O zamanlar evlerde şimdiki gibi banyolar yoktu onun yerine Hamam Dolapları (Gusül hane) vardı. Bu dolaplar odanın bir kenarında ekseriyetle 1.1.5 metre karelik alanlarda olurdu ve bir kişi ancak sığardı. Burada yıkanan insanlar birbirlerinin sırtını dolabın dışından keseleyip liflerdi. Kış gelip havalarda iyice soğuduğunda iyi bir yıkanma olmazdı.

Kadının meşakkati burada da devam ederdi vazifesi pek çoktu. Çocuklar yıkanır her birinin başına 5–6 defa sabun sürerek ve adeta derisini soyarcasına keselerlerdi. Çünkü hamama bir daha ancak 1 ay sonra gidilirdi.

Evlerdeki dolaplardaki yıkanmalar pek ciddiye alınmazdı. Hamamlarda da çocuk başına 25, kadın başına da 50 kuruş verilirdi. Boru mu, kolay mı bu parayı üst üste koyup ta vermek? Natura bahşişte işin cabası.

Kadın hamamları öyle kalabalık olurdu ki kurnanın önünde 5–6 kadın, önlerinde de çocukları taş taş üstünde su beklerlerdi. Bazı kadınlar daha sabahın köründe hamama gider ve akşam karanlığına kadarda hamamdan çıkmazlardı. Natırlar (kadın tellaklar) “anam akşam oldu, kocanız eve geldi çıkın çıkın artık” diye bağırırlardı.

Tabii hamamda bu kadar durunca acıkılır, hamamın göbek taşında turşu ve çeşit çeşit, içinde değişik yiyecekler olan yufka ekmek dürümleri iştahla yenirdi.

Bu arada gelinlik kızlar diri tenlerini, güzel vücutlarını verdikleri frikiklerle oğlan analarına sergiler oğlan anları da kızlara yarışa çıkmış güzeller gözüyle bakarlardı. İyi tanımazlarsa kimin kızı olduğunu öğrenirlerdi.
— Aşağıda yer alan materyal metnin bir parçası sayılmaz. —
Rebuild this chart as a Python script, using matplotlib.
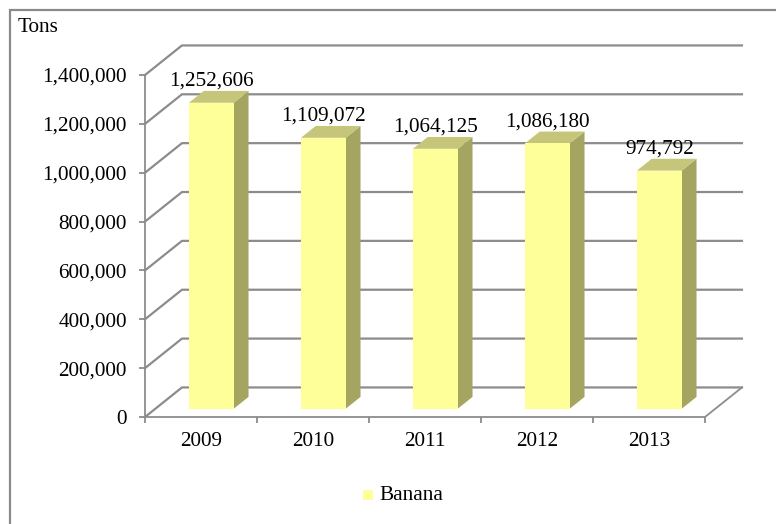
import matplotlib.pyplot as plt
from matplotlib.patches import Polygon, Rectangle

plt.rcParams['font.family'] = ['Liberation Serif', 'DejaVu Serif']

years = ['2009', '2010', '2011', '2012', '2013']
banana = [1252606, 1109072, 1064125, 1086180, 974792]
yticks = [0, 200000, 400000, 600000, 800000, 1000000, 1200000, 1400000]

FRONT = '#FFFF99'
SIDE = '#A5A562'
TOP = '#C6C67A'
GRID = '#8C8C8C'
FS = 15.3

# oblique depth vector (category units, value units)
DX, DY = 0.33, 121000
BAR_W = 0.4
D0, D1 = 0.28, 0.68

fig = plt.figure(figsize=(7.76, 5.24), dpi=100)
ax = fig.add_axes([145 / 776, 1 - 417 / 524, 560 / 776, 342 / 524])
n = len(years)
ax.set_xlim(-0.5, n - 0.5)
ax.set_ylim(0, yticks[-1])
for s in ax.spines.values():
    s.set_visible(False)

# walls and gridlines
for v in yticks:
    ax.plot([-0.5, -0.5 + DX, n - 0.5 + DX], [v, v + DY, v + DY],
            color=GRID, lw=1.6, clip_on=False, zorder=1)
ax.plot([-0.5, -0.5], [0, yticks[-1]], color=GRID, lw=1.3, clip_on=False)
ax.plot([-0.5, n - 0.5, n - 0.5 + DX], [0, 0, DY], color=GRID, lw=1.3,
        clip_on=False, zorder=1)

# bars
for i, v in enumerate(banana):
    x0 = i - BAR_W / 2 + D0 * DX
    x1 = x0 + BAR_W
    y0 = D0 * DY
    dd = (D1 - D0)
    ax.add_patch(Polygon([(x1, y0), (x1 + dd * DX, y0 + dd * DY),
                          (x1 + dd * DX, y0 + v + dd * DY), (x1, y0 + v)],
                         facecolor=SIDE, edgecolor='none', clip_on=False, zorder=3))
    ax.add_patch(Polygon([(x0, y0 + v), (x1, y0 + v), (x1 + dd * DX, y0 + v + dd * DY),
                          (x0 + dd * DX, y0 + v + dd * DY)],
                         facecolor=TOP, edgecolor='none', clip_on=False, zorder=3))
    ax.add_patch(Rectangle((x0, y0), BAR_W, v, facecolor=FRONT, edgecolor='none',
                           clip_on=False, zorder=4))
    ax.annotate(f'{v:,}', ((x0 + x1) / 2, y0 + v + dd * DY), xytext=(0, 0),
                textcoords='offset points', ha='center', va='bottom',
                fontsize=FS, zorder=5, annotation_clip=False)

ax.set_yticks(yticks)
ax.set_yticklabels([f'{v:,}' for v in yticks])
ax.set_xticks(range(n))
ax.set_xticklabels(years)
ax.set_xticks([i - 0.5 for i in range(n + 1)], minor=True)
ax.tick_params(axis='y', length=4, color=GRID, width=1.3, labelsize=FS, pad=9)
ax.tick_params(axis='x', which='major', length=0, labelsize=FS, pad=11)
ax.tick_params(axis='x', which='minor', length=4, color=GRID, width=1.3)

fig.text(18 / 776, 1 - 28 / 524, 'Tons', fontsize=FS, va='center', ha='left')

# legend
fig.patches.append(Rectangle((363 / 776, 1 - 500 / 524), 10 / 776, 10 / 524,
                             facecolor=FRONT, edgecolor='none',
                             transform=fig.transFigure))
fig.text(379 / 776, 1 - 495 / 524, 'Banana', fontsize=FS, va='center', ha='left')

# outer frame
fig.patches.append(Rectangle((10 / 776, -0.1), 1.1, 1 - 10 / 524 + 0.1,
                             facecolor='none', edgecolor='#8A8A8A', lw=1.6,
                             transform=fig.transFigure))

fig.savefig('out.png', dpi=100)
Bu işte usta seçiciler kız anasıyla hemen laf kaynaştırmaya başlar o arada evlerini, kim olduklarını, babasının zanaatını bile öğrenirlerdi.

Eve gelince de oğullarına falancanın kızının yüzü gözü güzelde hamamlığı daha da güzel diye methiyeler düzerlerdi.

ÇOCUKLUĞUMUZ:  Bu günkü lise ile kumpet arasında ev yoktu oralar tarla idi. Şimdiki kapalı spor salonunun yerleri de tarlaydı. Kapalı salonun yapımı devam ediyordu. Oraya evden testiden su doldurup götürürdük.  Her birimizin evlerimizden getirdiği kıyma yağ ve sebzelerle yaptığımız türlüler ve herkesin en az 2 pide yediği günler. 

Yine ufak ufak yapılmış Tükürüklü Köfteleri (elle çekilen köfte) el arabasında mangalda pişirip satanlar vardı. Köfte ekmek 50 kuruştu. O zamanki somunlar 700–750 gramdı, belki de daha fazlaydı. Saatlerce top koştururduk. O kocaman ekmekleri 10 dakikaya kalmaz yer bitirirdik. Sanki sandviç gibi görünürlerdi bizim gözümüze.

O tatlı lezzetleri şimdi ara da ara da bul! O günlerden bu günlere. Şimdi 50–60 sene gerilere giderken NEREDEEE O GÜNLERRR demekten ben de kendimi alamıyorum.